Directions for this task: Exactly the lines from the line with "Emit a web page" to the line with "var yTicks = [0, 20, 40, 60, 80, 100, 120];" should be extracted, both included, with no other lines.

*** Records to use

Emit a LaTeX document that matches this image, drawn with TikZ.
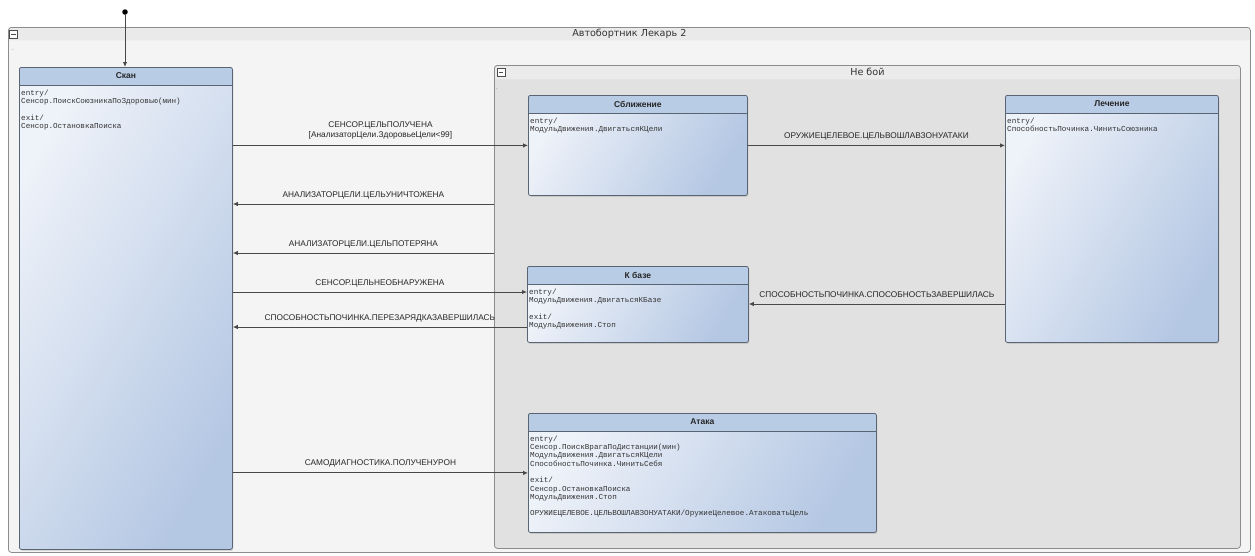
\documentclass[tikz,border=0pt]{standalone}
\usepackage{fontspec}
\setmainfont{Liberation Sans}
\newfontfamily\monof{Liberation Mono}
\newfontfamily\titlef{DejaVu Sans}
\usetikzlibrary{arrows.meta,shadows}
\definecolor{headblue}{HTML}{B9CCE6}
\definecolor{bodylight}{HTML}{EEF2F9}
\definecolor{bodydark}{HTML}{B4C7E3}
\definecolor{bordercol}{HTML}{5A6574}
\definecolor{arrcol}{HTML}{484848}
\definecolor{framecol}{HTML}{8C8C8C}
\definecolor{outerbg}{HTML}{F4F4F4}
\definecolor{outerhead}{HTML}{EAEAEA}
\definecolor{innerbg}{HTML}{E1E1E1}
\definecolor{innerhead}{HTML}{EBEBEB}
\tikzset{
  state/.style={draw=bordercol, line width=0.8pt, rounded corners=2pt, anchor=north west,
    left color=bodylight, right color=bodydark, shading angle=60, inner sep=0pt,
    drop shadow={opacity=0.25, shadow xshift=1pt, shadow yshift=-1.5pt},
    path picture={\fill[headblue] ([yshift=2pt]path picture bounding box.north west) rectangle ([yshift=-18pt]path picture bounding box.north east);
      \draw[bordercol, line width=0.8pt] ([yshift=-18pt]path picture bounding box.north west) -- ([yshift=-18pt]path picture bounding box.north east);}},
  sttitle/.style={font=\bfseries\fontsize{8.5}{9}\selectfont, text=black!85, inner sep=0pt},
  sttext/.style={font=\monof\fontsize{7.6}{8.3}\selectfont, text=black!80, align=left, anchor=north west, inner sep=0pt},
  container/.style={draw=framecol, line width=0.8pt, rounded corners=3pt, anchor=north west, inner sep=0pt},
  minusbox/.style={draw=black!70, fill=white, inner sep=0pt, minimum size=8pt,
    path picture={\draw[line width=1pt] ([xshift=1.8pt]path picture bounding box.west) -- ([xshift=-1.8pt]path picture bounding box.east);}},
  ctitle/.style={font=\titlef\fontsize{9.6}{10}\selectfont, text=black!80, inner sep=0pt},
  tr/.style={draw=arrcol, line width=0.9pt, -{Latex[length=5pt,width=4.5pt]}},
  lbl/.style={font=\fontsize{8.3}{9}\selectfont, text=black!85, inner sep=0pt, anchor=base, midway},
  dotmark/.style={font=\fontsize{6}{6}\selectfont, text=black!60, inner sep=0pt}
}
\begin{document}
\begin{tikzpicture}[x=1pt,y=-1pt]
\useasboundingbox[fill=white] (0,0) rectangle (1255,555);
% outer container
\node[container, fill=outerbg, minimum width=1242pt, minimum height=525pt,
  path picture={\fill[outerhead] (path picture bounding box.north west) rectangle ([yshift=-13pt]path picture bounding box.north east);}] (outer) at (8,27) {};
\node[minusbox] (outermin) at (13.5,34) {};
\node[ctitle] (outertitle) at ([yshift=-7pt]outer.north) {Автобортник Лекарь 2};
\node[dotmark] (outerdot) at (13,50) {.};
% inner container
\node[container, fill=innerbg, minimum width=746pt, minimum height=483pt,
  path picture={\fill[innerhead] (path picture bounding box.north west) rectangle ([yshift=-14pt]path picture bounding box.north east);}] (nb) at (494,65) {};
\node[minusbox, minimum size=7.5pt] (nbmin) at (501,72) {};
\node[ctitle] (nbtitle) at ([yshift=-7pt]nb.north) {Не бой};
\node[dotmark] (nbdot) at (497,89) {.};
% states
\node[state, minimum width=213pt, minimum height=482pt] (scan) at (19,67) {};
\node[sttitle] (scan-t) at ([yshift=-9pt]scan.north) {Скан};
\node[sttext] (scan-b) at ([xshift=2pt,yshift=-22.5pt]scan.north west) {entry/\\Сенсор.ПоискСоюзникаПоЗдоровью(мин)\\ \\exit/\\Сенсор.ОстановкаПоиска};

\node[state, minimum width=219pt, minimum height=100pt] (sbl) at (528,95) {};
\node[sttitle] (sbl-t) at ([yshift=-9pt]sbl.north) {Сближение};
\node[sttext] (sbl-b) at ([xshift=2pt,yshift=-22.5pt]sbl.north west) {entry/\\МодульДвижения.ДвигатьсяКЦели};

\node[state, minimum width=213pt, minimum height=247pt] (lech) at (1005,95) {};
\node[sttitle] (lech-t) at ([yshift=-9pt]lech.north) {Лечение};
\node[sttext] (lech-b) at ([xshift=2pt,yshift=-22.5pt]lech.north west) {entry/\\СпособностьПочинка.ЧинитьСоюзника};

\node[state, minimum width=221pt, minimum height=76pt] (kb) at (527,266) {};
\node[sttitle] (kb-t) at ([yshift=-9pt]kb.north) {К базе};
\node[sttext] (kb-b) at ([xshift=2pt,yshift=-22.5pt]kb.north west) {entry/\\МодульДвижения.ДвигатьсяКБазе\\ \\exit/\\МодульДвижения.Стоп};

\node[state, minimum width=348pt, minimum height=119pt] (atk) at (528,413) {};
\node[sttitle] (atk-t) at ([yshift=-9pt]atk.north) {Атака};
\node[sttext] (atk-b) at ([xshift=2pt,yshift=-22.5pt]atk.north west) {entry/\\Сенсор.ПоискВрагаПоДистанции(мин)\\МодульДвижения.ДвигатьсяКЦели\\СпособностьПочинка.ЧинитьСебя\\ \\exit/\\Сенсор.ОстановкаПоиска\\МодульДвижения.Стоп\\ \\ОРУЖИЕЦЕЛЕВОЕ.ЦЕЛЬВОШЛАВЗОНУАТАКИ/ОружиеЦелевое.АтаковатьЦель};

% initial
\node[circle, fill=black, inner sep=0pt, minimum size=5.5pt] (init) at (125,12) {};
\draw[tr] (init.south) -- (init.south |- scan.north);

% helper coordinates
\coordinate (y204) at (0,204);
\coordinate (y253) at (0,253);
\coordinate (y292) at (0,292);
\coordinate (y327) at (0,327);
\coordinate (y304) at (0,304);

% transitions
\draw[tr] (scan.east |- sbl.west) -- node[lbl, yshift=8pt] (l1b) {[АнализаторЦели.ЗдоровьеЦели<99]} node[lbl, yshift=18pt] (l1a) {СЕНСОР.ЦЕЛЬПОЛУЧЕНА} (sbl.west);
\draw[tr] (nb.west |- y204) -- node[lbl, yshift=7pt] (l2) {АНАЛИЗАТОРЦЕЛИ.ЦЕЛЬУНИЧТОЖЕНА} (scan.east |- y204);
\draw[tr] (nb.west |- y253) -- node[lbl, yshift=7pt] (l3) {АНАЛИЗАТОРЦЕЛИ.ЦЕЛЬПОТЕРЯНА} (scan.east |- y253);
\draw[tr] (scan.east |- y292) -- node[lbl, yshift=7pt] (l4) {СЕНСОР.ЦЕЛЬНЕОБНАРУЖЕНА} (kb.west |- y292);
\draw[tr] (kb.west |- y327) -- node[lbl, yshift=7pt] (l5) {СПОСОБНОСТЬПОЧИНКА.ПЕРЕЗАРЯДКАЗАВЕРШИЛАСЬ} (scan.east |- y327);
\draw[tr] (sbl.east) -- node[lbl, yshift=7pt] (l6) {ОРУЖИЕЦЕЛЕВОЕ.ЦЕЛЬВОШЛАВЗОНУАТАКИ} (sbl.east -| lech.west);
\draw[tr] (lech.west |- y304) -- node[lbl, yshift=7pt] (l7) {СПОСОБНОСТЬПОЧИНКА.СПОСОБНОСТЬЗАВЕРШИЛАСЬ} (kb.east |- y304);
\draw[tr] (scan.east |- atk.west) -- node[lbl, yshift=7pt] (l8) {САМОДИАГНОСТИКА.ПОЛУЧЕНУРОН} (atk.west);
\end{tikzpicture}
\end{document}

******
*** Records to use

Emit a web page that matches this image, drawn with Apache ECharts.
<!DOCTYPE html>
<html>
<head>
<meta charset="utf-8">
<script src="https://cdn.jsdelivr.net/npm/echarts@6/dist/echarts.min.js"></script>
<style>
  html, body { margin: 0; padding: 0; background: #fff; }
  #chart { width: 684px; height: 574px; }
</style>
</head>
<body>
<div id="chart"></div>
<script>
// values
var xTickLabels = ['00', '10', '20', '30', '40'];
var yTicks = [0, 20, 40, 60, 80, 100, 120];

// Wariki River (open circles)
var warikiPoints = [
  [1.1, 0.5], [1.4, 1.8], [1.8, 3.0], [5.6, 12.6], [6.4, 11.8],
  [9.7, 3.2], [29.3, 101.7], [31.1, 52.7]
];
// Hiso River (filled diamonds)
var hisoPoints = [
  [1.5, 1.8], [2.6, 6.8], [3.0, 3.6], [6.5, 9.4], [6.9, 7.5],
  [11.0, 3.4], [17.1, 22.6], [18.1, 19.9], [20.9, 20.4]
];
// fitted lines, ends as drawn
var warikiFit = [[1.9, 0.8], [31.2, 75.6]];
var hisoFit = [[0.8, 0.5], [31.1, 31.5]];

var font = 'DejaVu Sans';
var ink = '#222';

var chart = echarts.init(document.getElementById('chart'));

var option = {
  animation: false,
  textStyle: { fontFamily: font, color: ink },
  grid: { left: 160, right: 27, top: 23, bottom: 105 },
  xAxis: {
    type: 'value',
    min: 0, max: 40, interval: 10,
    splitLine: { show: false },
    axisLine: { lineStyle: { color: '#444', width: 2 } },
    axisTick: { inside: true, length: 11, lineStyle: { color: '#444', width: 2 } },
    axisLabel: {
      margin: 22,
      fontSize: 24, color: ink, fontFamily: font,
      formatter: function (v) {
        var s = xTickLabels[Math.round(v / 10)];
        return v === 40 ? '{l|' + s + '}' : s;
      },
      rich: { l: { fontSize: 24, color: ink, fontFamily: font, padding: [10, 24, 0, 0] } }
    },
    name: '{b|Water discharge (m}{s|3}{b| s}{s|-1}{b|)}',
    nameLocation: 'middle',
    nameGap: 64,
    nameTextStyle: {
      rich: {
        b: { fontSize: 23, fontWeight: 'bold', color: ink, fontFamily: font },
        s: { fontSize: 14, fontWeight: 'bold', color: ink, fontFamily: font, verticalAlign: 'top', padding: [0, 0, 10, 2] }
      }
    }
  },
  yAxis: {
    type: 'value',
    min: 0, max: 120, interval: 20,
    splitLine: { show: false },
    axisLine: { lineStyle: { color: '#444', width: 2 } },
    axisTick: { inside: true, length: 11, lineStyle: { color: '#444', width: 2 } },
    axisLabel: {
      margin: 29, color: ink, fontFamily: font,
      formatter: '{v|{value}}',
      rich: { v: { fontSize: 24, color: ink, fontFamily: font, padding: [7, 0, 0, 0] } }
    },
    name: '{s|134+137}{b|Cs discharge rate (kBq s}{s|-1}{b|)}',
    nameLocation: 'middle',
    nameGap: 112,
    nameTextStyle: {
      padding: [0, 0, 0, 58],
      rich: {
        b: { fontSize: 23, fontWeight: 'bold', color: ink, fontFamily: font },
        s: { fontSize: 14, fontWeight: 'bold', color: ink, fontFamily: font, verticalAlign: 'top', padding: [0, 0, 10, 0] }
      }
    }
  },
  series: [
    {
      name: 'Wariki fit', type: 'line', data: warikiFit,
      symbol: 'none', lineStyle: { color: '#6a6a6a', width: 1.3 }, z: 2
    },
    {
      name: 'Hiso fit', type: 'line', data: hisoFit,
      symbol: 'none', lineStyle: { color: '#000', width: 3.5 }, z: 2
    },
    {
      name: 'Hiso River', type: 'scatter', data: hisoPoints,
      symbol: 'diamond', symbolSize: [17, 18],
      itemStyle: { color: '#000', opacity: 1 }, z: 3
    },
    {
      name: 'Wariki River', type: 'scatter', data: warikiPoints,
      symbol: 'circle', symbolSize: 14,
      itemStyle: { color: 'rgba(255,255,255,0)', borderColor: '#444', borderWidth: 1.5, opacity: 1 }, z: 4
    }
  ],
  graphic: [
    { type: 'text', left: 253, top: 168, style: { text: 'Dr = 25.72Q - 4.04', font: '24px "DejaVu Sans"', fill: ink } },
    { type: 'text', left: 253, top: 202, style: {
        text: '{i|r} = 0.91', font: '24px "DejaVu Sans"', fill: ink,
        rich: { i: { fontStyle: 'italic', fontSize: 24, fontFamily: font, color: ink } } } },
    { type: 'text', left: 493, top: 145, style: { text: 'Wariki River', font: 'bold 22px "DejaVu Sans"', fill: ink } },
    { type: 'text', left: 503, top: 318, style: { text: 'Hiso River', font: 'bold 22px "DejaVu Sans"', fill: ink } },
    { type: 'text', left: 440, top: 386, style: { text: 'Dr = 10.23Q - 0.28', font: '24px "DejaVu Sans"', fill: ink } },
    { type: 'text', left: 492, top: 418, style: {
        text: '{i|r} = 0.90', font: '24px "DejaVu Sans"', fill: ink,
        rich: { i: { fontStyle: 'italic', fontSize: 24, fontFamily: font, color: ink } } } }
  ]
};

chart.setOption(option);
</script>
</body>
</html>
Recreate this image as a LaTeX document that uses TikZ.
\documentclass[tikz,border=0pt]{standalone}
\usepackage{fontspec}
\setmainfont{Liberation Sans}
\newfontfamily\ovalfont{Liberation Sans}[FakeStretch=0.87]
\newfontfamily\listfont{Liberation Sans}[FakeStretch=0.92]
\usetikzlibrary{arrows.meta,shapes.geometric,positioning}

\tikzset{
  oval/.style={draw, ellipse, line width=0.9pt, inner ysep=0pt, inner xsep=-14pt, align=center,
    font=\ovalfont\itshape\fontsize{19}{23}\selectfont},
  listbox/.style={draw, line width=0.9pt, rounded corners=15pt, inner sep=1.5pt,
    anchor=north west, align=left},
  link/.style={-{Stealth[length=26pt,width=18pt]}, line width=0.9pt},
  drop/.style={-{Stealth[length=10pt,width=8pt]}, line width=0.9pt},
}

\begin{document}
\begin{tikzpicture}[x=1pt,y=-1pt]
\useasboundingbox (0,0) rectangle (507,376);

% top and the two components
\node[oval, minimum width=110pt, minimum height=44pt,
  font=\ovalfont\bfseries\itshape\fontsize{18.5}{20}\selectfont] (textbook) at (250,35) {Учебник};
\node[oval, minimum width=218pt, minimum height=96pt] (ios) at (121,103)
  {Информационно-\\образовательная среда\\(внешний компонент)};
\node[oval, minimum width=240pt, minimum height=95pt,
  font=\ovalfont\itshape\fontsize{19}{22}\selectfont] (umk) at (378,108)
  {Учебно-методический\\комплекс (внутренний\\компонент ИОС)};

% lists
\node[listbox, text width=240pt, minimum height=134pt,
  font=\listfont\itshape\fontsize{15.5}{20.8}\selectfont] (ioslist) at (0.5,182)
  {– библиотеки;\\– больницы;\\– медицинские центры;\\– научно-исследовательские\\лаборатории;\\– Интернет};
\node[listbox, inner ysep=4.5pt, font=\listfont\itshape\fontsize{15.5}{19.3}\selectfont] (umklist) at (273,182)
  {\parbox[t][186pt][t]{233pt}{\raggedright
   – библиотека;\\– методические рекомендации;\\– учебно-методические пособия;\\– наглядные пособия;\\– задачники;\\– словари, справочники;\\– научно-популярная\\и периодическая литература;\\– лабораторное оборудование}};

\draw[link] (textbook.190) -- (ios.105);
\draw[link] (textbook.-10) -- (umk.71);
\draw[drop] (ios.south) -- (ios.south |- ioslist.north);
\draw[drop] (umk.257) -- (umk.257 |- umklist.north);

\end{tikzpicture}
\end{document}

******

Correct result:
Emit a web page that matches this image, drawn with Apache ECharts.
<!DOCTYPE html>
<html>
<head>
<meta charset="utf-8">
<script src="https://cdn.jsdelivr.net/npm/echarts@6/dist/echarts.min.js"></script>
<style>
  html, body { margin: 0; padding: 0; background: #fff; }
  #chart { width: 684px; height: 574px; }
</style>
</head>
<body>
<div id="chart"></div>
<script>
// values
var xTickLabels = ['00', '10', '20', '30', '40'];
var yTicks = [0, 20, 40, 60, 80, 100, 120];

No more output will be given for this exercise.